:: Your goal ::
Restate exactly the lines of the entries below, beginning with the first and ending with the line that holds "in manufacturing exports". Pictures are not copied.

(Rows from a dataset of charts and code)
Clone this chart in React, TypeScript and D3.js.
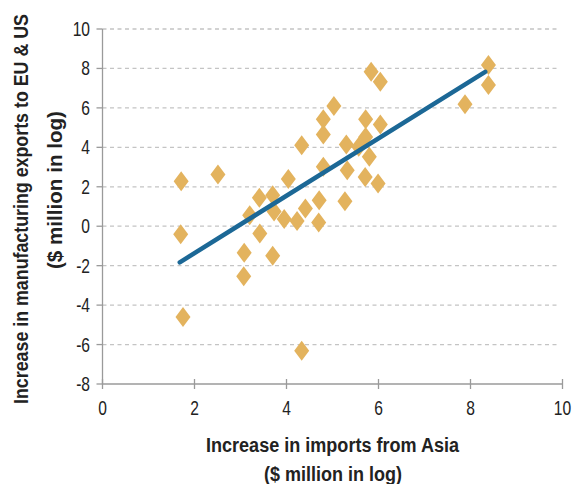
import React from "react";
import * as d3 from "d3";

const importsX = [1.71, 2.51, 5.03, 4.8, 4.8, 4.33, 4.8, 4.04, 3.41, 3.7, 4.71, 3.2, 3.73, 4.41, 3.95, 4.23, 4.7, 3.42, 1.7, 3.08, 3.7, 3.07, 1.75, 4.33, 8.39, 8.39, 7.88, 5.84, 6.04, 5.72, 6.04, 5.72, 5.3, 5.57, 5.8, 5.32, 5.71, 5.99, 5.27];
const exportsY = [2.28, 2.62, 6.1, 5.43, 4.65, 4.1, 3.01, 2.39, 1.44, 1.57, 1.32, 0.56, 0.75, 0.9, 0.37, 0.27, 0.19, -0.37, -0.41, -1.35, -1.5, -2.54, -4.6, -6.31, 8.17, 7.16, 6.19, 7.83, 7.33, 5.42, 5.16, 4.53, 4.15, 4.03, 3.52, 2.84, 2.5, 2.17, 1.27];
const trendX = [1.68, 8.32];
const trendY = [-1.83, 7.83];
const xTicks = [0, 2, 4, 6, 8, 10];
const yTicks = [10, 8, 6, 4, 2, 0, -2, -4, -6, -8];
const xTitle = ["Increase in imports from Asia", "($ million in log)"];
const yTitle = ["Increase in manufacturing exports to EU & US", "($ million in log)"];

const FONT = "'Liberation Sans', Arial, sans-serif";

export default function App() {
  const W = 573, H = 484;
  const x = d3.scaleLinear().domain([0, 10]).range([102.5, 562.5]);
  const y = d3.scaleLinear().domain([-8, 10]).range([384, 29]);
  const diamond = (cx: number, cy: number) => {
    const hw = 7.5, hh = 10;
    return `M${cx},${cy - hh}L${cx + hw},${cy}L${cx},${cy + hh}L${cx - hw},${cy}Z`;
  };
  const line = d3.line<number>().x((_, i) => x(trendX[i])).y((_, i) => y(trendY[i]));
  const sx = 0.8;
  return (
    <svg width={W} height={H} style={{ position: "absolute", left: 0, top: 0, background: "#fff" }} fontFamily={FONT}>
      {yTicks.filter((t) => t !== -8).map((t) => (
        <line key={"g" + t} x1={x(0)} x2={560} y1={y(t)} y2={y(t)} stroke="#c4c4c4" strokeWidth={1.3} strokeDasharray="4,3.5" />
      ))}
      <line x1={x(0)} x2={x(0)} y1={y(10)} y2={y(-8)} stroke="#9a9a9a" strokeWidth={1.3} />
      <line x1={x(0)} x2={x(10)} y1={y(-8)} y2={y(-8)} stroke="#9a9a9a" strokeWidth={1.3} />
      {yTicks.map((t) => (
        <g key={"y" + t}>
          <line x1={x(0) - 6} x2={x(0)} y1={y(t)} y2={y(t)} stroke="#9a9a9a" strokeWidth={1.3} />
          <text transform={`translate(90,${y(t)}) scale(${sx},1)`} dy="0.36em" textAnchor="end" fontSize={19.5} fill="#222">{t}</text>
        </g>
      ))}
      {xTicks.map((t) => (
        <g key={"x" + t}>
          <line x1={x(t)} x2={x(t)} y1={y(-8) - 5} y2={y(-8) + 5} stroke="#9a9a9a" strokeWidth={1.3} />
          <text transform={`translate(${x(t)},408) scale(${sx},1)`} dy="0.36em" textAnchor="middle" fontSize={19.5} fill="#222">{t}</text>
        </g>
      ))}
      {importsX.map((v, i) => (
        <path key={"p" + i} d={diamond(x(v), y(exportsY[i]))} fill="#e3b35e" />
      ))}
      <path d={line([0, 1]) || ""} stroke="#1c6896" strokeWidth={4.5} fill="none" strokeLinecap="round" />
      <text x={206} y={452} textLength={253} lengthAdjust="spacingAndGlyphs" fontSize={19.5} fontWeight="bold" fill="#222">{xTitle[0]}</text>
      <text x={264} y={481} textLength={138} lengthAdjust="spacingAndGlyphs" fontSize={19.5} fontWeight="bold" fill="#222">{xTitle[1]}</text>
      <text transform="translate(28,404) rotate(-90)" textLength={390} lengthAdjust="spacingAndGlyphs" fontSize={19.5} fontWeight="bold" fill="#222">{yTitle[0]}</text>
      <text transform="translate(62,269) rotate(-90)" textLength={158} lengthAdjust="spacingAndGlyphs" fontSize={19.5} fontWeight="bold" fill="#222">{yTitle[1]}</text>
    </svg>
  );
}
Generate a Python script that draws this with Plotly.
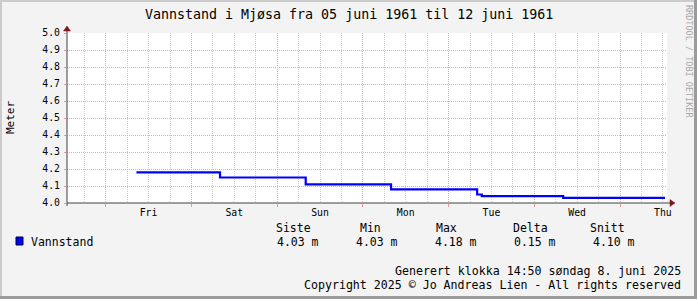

:: Written answer ::
Clone this chart in React, TypeScript and D3.js.
import React from "react";
import * as d3 from "d3";

const importsX = [1.71, 2.51, 5.03, 4.8, 4.8, 4.33, 4.8, 4.04, 3.41, 3.7, 4.71, 3.2, 3.73, 4.41, 3.95, 4.23, 4.7, 3.42, 1.7, 3.08, 3.7, 3.07, 1.75, 4.33, 8.39, 8.39, 7.88, 5.84, 6.04, 5.72, 6.04, 5.72, 5.3, 5.57, 5.8, 5.32, 5.71, 5.99, 5.27];
const exportsY = [2.28, 2.62, 6.1, 5.43, 4.65, 4.1, 3.01, 2.39, 1.44, 1.57, 1.32, 0.56, 0.75, 0.9, 0.37, 0.27, 0.19, -0.37, -0.41, -1.35, -1.5, -2.54, -4.6, -6.31, 8.17, 7.16, 6.19, 7.83, 7.33, 5.42, 5.16, 4.53, 4.15, 4.03, 3.52, 2.84, 2.5, 2.17, 1.27];
const trendX = [1.68, 8.32];
const trendY = [-1.83, 7.83];
const xTicks = [0, 2, 4, 6, 8, 10];
const yTicks = [10, 8, 6, 4, 2, 0, -2, -4, -6, -8];
const xTitle = ["Increase in imports from Asia", "($ million in log)"];
const yTitle = ["Increase in manufacturing exports to EU & US", "($ million in log)"];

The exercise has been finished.